To be done →
Your task is to copy the listing exactly. Drop any pictures from the copy.

Dataset extract →
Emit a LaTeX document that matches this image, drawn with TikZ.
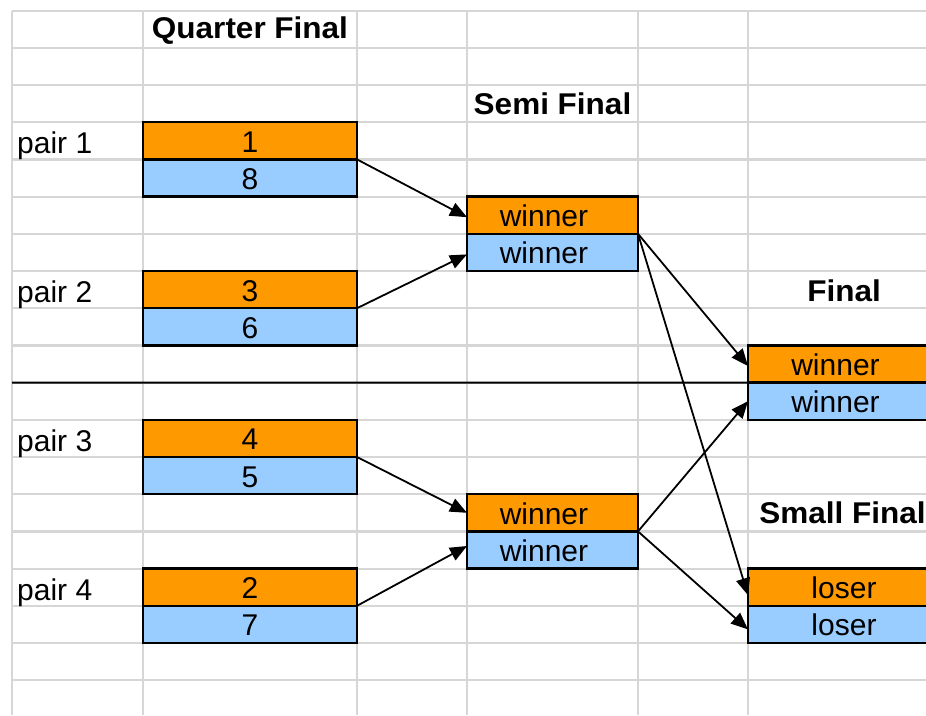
\documentclass[tikz,border=0pt]{standalone}
\usepackage{fontspec}
\setmainfont{Liberation Sans}
\newfontfamily\headfont[FakeStretch=1.05]{Liberation Sans}
\usetikzlibrary{arrows.meta}
\definecolor{cellorange}{RGB}{255,153,0}
\definecolor{cellblue}{RGB}{153,204,255}
\definecolor{gridgray}{RGB}{214,214,214}
% text in the winner cells sits a little left of the cell centre
\newcommand{\wintext}{winner\hspace*{17pt}}

\begin{document}
\begin{tikzpicture}[x=1pt,y=-1pt,
  gridline/.style={draw=gridgray, line width=2.2pt},
  cell/.style={draw=black, line width=2.4pt, outer sep=0pt, inner sep=0pt,
    minimum height=37.2pt, anchor=north west, text height=30pt, text depth=7.2pt,
    font=\fontsize{30}{36}\selectfont},
  orangecell/.style={cell, fill=cellorange},
  bluecell/.style={cell, fill=cellblue},
  qfw/.style={minimum width=214pt},
  sfw/.style={minimum width=171pt},
  fw/.style={minimum width=192pt},
  pairtext/.style={anchor=base west, inner sep=0pt, font=\fontsize{30}{36}\selectfont},
  headtext/.style={anchor=base, inner sep=0pt, font=\headfont\bfseries\fontsize{30}{36}\selectfont},
  link/.style={line width=1.8pt, -{Triangle[length=17pt,width=14pt]}},
]
\useasboundingbox (0,0) rectangle (926,715);
\clip (0,0) rectangle (926,715);

% spreadsheet grid
\foreach \k in {0,...,18}
  \draw[gridline] (12,{10.6+37.2*\k}) -- (926,{10.6+37.2*\k});
\foreach \x in {12,143,357,467,638,748}
  \draw[gridline] (\x,10.6) -- (\x,715);

% headings
\node[headtext] (hqf) at (250,38.5) {Quarter Final};
\node[headtext] (hsf) at (552.5,114) {Semi Final};
\node[headtext] (hf)  at (844,301) {Final};
\node[headtext] (hsm) at (842.5,523) {Small Final};

% pair labels
\node[pairtext] (p1) at (17,153) {pair 1};
\node[pairtext] (p2) at (17,302) {pair 2};
\node[pairtext] (p3) at (17,451) {pair 3};
\node[pairtext] (p4) at (17,600) {pair 4};

% line between the two halves of the draw
\coordinate (divl) at (12,382.6);

% quarter finals
\node[orangecell, qfw] (q1a) at (143,122.2) {1};
\node[bluecell,   qfw] (q1b) at (143,159.4) {8};
\node[orangecell, qfw] (q2a) at (143,271)   {3};
\node[bluecell,   qfw] (q2b) at (143,308.2) {6};
\node[orangecell, qfw] (q3a) at (143,419.8) {4};
\node[bluecell,   qfw] (q3b) at (143,457)   {5};
\node[orangecell, qfw] (q4a) at (143,568.6) {2};
\node[bluecell,   qfw] (q4b) at (143,605.8) {7};

% semi finals
\node[orangecell, sfw] (s1a) at (467,196.6) {\wintext};
\node[bluecell,   sfw] (s1b) at (467,233.8) {\wintext};
\node[orangecell, sfw] (s2a) at (467,494.2) {\wintext};
\node[bluecell,   sfw] (s2b) at (467,531.4) {\wintext};

% final and small final
\node[orangecell, fw] (fa)  at (748,345.4) {\wintext};
\node[bluecell,   fw] (fb)  at (748,382.6) {\wintext};
\node[orangecell, fw] (sma) at (748,568.6) {loser};
\node[bluecell,   fw] (smb) at (748,605.8) {loser};

\draw[line width=2pt] (divl) -- (fa.south west);

% progress through the rounds
\draw[link] (q1a.south east) -- ([yshift=-2pt]s1a.west);
\draw[link] (q2a.south east) -- ([yshift=-2pt]s1b.west);
\draw[link] (q3a.south east) -- (s2a.west);
\draw[link] (q4a.south east) -- ([yshift=4pt]s2b.west);
\draw[link] (s1a.south east) -- ([yshift=-2pt]fa.west);
\draw[link] (s1a.south east) -- ([yshift=-8pt]sma.west);
\draw[link] (s2a.south east) -- (fb.west);
\draw[link] (s2a.south east) -- ([yshift=-5pt]smb.west);
\end{tikzpicture}
\end{document}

Solution for this exercise →
Emit a LaTeX document that matches this image, drawn with TikZ.
\documentclass[tikz,border=0pt]{standalone}
\usepackage{fontspec}
\setmainfont{Liberation Sans}
\newfontfamily\headfont[FakeStretch=1.05]{Liberation Sans}
\usetikzlibrary{arrows.meta}
\definecolor{cellorange}{RGB}{255,153,0}
\definecolor{cellblue}{RGB}{153,204,255}
\definecolor{gridgray}{RGB}{214,214,214}
% text in the winner cells sits a little left of the cell centre
\newcommand{\wintext}{winner\hspace*{17pt}}

\begin{document}
\begin{tikzpicture}[x=1pt,y=-1pt,
  gridline/.style={draw=gridgray, line width=2.2pt},
  cell/.style={draw=black, line width=2.4pt, outer sep=0pt, inner sep=0pt,
    minimum height=37.2pt, anchor=north west, text height=30pt, text depth=7.2pt,
    font=\fontsize{30}{36}\selectfont},
  orangecell/.style={cell, fill=cellorange},
  bluecell/.style={cell, fill=cellblue},
  qfw/.style={minimum width=214pt},
  sfw/.style={minimum width=171pt},
  fw/.style={minimum width=192pt},
  pairtext/.style={anchor=base west, inner sep=0pt, font=\fontsize{30}{36}\selectfont},
  headtext/.style={anchor=base, inner sep=0pt, font=\headfont\bfseries\fontsize{30}{36}\selectfont},
  link/.style={line width=1.8pt, -{Triangle[length=17pt,width=14pt]}},
]
\useasboundingbox (0,0) rectangle (926,715);
\clip (0,0) rectangle (926,715);

% spreadsheet grid
\foreach \k in {0,...,18}
  \draw[gridline] (12,{10.6+37.2*\k}) -- (926,{10.6+37.2*\k});
\foreach \x in {12,143,357,467,638,748}
  \draw[gridline] (\x,10.6) -- (\x,715);

% headings
\node[headtext] (hqf) at (250,38.5) {Quarter Final};
\node[headtext] (hsf) at (552.5,114) {Semi Final};
\node[headtext] (hf)  at (844,301) {Final};
\node[headtext] (hsm) at (842.5,523) {Small Final};

% pair labels
\node[pairtext] (p1) at (17,153) {pair 1};
\node[pairtext] (p2) at (17,302) {pair 2};
\node[pairtext] (p3) at (17,451) {pair 3};
\node[pairtext] (p4) at (17,600) {pair 4};

% line between the two halves of the draw
\coordinate (divl) at (12,382.6);

% quarter finals
\node[orangecell, qfw] (q1a) at (143,122.2) {1};
\node[bluecell,   qfw] (q1b) at (143,159.4) {8};
\node[orangecell, qfw] (q2a) at (143,271)   {3};
\node[bluecell,   qfw] (q2b) at (143,308.2) {6};
\node[orangecell, qfw] (q3a) at (143,419.8) {4};
\node[bluecell,   qfw] (q3b) at (143,457)   {5};
\node[orangecell, qfw] (q4a) at (143,568.6) {2};
\node[bluecell,   qfw] (q4b) at (143,605.8) {7};

% semi finals
\node[orangecell, sfw] (s1a) at (467,196.6) {\wintext};
\node[bluecell,   sfw] (s1b) at (467,233.8) {\wintext};
\node[orangecell, sfw] (s2a) at (467,494.2) {\wintext};
\node[bluecell,   sfw] (s2b) at (467,531.4) {\wintext};

% final and small final
\node[orangecell, fw] (fa)  at (748,345.4) {\wintext};
\node[bluecell,   fw] (fb)  at (748,382.6) {\wintext};
\node[orangecell, fw] (sma) at (748,568.6) {loser};
\node[bluecell,   fw] (smb) at (748,605.8) {loser};

\draw[line width=2pt] (divl) -- (fa.south west);

% progress through the rounds
\draw[link] (q1a.south east) -- ([yshift=-2pt]s1a.west);
\draw[link] (q2a.south east) -- ([yshift=-2pt]s1b.west);
\draw[link] (q3a.south east) -- (s2a.west);
\draw[link] (q4a.south east) -- ([yshift=4pt]s2b.west);
\draw[link] (s1a.south east) -- ([yshift=-2pt]fa.west);
\draw[link] (s1a.south east) -- ([yshift=-8pt]sma.west);
\draw[link] (s2a.south east) -- (fb.west);
\draw[link] (s2a.south east) -- ([yshift=-5pt]smb.west);
\end{tikzpicture}
\end{document}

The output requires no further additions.